Cher Wang added, “We’ve been discussing the impact that just one million HTC Power To Give-enabled smartphones could make, however analysts estimate that over 780 million Android phones were shipped in 2013i alone. Imagine the difference we could make to our children’s future if just a fraction of these Android users were able to divert some of their unused processing power to help find answers to the questions that concern us all.”
Opt-in with ease
After downloading the HTC Power To Give app from the Google Play™ store, smartphone owners can select the research programme to which they will divert a proportion of their phone’s processing power. HTC Power To Give will then run while the phone is chargingii  and connected to a WiFi network, enabling people to change the world whilst sitting at their desk or relaxing at home.
The beta version of HTC Power To Give will be available to download from the Google Play store and will initially be compatible with the HTC One family, HTC Butterfly and HTC Butterfly s. HTC plans to make the app more widely available to other Android smartphone owners in the coming six months as the beta trial progresses.”

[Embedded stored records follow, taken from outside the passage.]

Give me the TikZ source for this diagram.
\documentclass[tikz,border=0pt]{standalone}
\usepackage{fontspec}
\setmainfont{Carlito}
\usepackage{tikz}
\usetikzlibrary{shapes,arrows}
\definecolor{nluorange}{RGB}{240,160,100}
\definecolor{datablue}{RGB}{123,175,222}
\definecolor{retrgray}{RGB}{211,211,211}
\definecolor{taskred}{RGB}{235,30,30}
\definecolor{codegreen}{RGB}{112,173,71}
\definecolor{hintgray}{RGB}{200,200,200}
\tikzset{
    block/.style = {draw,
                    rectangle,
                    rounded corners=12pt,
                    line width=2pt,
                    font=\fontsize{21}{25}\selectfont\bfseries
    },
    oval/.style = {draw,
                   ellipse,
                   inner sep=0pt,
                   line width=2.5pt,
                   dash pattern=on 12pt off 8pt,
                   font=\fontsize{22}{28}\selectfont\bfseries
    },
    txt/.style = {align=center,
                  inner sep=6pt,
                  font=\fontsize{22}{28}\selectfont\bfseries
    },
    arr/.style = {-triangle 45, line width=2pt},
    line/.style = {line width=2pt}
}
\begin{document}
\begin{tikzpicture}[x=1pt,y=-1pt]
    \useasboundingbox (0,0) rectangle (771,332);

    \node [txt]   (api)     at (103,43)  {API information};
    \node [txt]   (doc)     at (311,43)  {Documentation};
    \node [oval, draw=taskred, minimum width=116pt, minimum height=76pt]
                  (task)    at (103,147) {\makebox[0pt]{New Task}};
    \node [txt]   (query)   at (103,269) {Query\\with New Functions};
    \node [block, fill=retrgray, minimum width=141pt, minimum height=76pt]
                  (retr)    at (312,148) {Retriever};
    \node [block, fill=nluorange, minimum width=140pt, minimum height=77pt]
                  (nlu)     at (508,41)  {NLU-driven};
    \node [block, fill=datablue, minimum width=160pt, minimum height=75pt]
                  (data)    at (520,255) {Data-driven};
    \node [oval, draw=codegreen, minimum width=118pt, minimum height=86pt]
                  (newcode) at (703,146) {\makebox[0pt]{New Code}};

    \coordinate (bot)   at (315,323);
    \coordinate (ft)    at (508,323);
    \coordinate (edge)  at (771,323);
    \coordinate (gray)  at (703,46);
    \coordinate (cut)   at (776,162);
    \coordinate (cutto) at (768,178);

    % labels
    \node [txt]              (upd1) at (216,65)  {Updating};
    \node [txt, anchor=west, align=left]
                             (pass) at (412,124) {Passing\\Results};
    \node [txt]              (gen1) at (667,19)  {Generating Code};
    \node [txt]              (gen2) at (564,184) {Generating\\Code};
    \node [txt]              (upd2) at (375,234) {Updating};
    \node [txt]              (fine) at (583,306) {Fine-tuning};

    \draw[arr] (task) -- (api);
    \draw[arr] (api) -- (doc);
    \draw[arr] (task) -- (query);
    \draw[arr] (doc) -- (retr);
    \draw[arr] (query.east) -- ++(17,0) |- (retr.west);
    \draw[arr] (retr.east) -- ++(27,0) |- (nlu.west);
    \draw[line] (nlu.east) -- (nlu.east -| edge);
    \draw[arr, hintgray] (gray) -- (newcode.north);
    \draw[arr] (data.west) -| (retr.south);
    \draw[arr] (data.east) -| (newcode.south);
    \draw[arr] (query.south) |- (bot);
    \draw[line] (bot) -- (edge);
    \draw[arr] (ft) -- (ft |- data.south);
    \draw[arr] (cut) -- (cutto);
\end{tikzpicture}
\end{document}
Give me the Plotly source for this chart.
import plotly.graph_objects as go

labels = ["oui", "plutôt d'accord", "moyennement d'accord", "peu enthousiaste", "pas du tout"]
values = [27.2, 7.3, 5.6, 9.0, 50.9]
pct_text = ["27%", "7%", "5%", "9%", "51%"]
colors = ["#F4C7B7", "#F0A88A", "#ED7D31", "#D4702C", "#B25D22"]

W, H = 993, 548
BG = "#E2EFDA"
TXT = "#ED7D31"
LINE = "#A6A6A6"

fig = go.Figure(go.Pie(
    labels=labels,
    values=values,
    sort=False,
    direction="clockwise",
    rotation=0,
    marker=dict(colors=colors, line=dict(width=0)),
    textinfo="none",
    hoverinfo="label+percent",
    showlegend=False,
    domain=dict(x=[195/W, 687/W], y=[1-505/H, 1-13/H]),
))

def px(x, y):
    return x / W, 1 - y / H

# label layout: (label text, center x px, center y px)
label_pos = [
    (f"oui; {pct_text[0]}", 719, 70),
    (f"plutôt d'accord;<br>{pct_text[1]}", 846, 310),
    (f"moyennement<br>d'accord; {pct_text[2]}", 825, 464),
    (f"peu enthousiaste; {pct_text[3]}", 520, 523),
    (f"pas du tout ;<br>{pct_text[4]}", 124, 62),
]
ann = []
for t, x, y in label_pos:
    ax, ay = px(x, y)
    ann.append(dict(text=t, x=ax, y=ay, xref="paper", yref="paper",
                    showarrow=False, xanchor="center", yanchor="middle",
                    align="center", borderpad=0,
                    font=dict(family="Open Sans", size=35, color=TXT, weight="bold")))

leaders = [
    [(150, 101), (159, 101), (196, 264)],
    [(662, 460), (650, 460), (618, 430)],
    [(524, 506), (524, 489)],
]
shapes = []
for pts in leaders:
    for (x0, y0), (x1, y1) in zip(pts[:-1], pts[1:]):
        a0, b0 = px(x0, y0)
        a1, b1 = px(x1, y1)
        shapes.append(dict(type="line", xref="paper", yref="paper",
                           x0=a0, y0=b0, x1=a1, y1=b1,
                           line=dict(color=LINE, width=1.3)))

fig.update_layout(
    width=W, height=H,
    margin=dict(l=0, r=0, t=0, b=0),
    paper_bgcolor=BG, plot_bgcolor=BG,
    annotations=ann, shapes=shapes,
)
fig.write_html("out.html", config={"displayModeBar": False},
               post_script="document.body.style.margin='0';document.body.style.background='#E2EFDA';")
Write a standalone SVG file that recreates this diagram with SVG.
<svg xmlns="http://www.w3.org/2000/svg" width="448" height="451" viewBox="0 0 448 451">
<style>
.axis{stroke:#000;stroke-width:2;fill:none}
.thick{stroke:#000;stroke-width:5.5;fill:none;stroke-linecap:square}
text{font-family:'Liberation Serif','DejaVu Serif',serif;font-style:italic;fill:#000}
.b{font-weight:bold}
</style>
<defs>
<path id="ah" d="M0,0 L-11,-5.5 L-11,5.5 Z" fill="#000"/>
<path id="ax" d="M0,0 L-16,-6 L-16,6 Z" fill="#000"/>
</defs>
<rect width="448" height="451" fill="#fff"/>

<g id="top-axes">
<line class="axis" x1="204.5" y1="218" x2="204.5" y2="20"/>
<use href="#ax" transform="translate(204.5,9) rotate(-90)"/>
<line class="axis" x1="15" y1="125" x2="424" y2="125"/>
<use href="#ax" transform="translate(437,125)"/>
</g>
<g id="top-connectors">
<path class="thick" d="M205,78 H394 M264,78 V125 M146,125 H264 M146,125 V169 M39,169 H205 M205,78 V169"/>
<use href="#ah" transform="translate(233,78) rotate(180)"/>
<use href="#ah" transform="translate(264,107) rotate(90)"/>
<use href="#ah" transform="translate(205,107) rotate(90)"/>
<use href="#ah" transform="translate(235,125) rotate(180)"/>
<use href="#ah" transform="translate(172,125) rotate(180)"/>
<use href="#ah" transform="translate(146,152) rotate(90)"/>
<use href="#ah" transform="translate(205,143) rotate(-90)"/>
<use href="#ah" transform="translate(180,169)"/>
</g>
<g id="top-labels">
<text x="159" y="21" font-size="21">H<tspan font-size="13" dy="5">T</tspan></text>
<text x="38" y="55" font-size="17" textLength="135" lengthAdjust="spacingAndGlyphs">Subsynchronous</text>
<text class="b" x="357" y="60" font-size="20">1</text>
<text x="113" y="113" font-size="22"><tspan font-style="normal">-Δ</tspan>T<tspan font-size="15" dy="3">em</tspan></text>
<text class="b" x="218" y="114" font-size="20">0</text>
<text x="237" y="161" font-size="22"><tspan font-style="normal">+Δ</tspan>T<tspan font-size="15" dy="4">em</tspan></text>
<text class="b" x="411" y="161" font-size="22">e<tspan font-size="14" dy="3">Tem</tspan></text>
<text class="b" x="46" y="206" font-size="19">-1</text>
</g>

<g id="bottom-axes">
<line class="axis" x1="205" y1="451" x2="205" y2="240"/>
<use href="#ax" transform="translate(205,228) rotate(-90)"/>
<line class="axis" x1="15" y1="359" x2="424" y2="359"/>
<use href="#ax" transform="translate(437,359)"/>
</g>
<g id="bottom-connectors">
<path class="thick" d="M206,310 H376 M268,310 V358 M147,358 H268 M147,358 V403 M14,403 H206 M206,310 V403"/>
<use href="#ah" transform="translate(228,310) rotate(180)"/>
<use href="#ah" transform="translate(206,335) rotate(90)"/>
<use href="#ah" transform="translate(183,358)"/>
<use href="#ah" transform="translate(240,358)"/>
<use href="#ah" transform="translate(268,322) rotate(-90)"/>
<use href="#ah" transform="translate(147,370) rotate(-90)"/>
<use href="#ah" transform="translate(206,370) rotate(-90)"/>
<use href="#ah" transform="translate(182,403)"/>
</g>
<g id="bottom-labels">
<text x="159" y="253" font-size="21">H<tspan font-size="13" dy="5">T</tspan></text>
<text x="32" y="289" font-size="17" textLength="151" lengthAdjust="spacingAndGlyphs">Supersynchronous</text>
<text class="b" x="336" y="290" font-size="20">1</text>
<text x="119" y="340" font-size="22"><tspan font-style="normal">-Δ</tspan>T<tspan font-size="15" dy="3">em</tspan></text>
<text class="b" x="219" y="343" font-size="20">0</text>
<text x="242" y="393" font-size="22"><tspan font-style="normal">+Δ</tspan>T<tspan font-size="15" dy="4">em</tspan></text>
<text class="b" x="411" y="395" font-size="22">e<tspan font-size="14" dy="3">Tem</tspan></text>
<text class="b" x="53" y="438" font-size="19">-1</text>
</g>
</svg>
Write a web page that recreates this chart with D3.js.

Crowdsourcing voices to study Parkinson’s disease


TedMed: “Mathematician Max Little is launching a project that aims to literally give Parkinson’s disease (PD) patients a voice in their own diagnosis and help them monitor their disease progression.
Patients Voice Analysis (PVA) is an open science project that uses phone-based voice recordings and self-reported symptoms, along with software Little designed, to track disease progression. Little, a TEDMED 2013 speaker and TED Fellow, is partnering with the online community PatientsLikeMe, co-founded by TEDMED 2009 speaker James Heywood, and Sage Bionetworks, a non-profit research organization, to conduct the research.
The new project is an extension of Little’s Parkinson’s Voice Initiative, which used speech analysis algorithms to diagnose Parkinson’s from voice records with the help of 17,000 volunteers. This time, he seeks to not only detect markers of PD, but also to add information reported by patients using PatientsLikeMe’s Parkinson’s Disease Rating Scale (PDRS), a tool that documents patients’ answers to questions that measure treatment effectiveness and disease progression….
As openly shared information, the collected data has potential to help vast numbers of individuals by tapping into collective ingenuity. Little has long argued that for science to progress, researchers need to democratize research and move past jostling for credit. Sage Bionetworks has designed a platform called Synapse to allow data sharing with collaborative version control, an effort led by open data advocate John Wilbanks.
“If you can’t share your data, how can you reproduce your science? One of the big problems we’re facing with this kind of medical research is the data is not open and getting access to it is a nightmare,” Little says.
With the PVA project, “Basically anyone can log on download the anonymized data and play around with data mining techniques. We don’t really care what people are able to come up with. We just want the most accurate prediction we can get.
“In research, you’re almost always constrained by what you think is the best way to do things. Unless you open it to the community at large, you’ll never know,” he says.”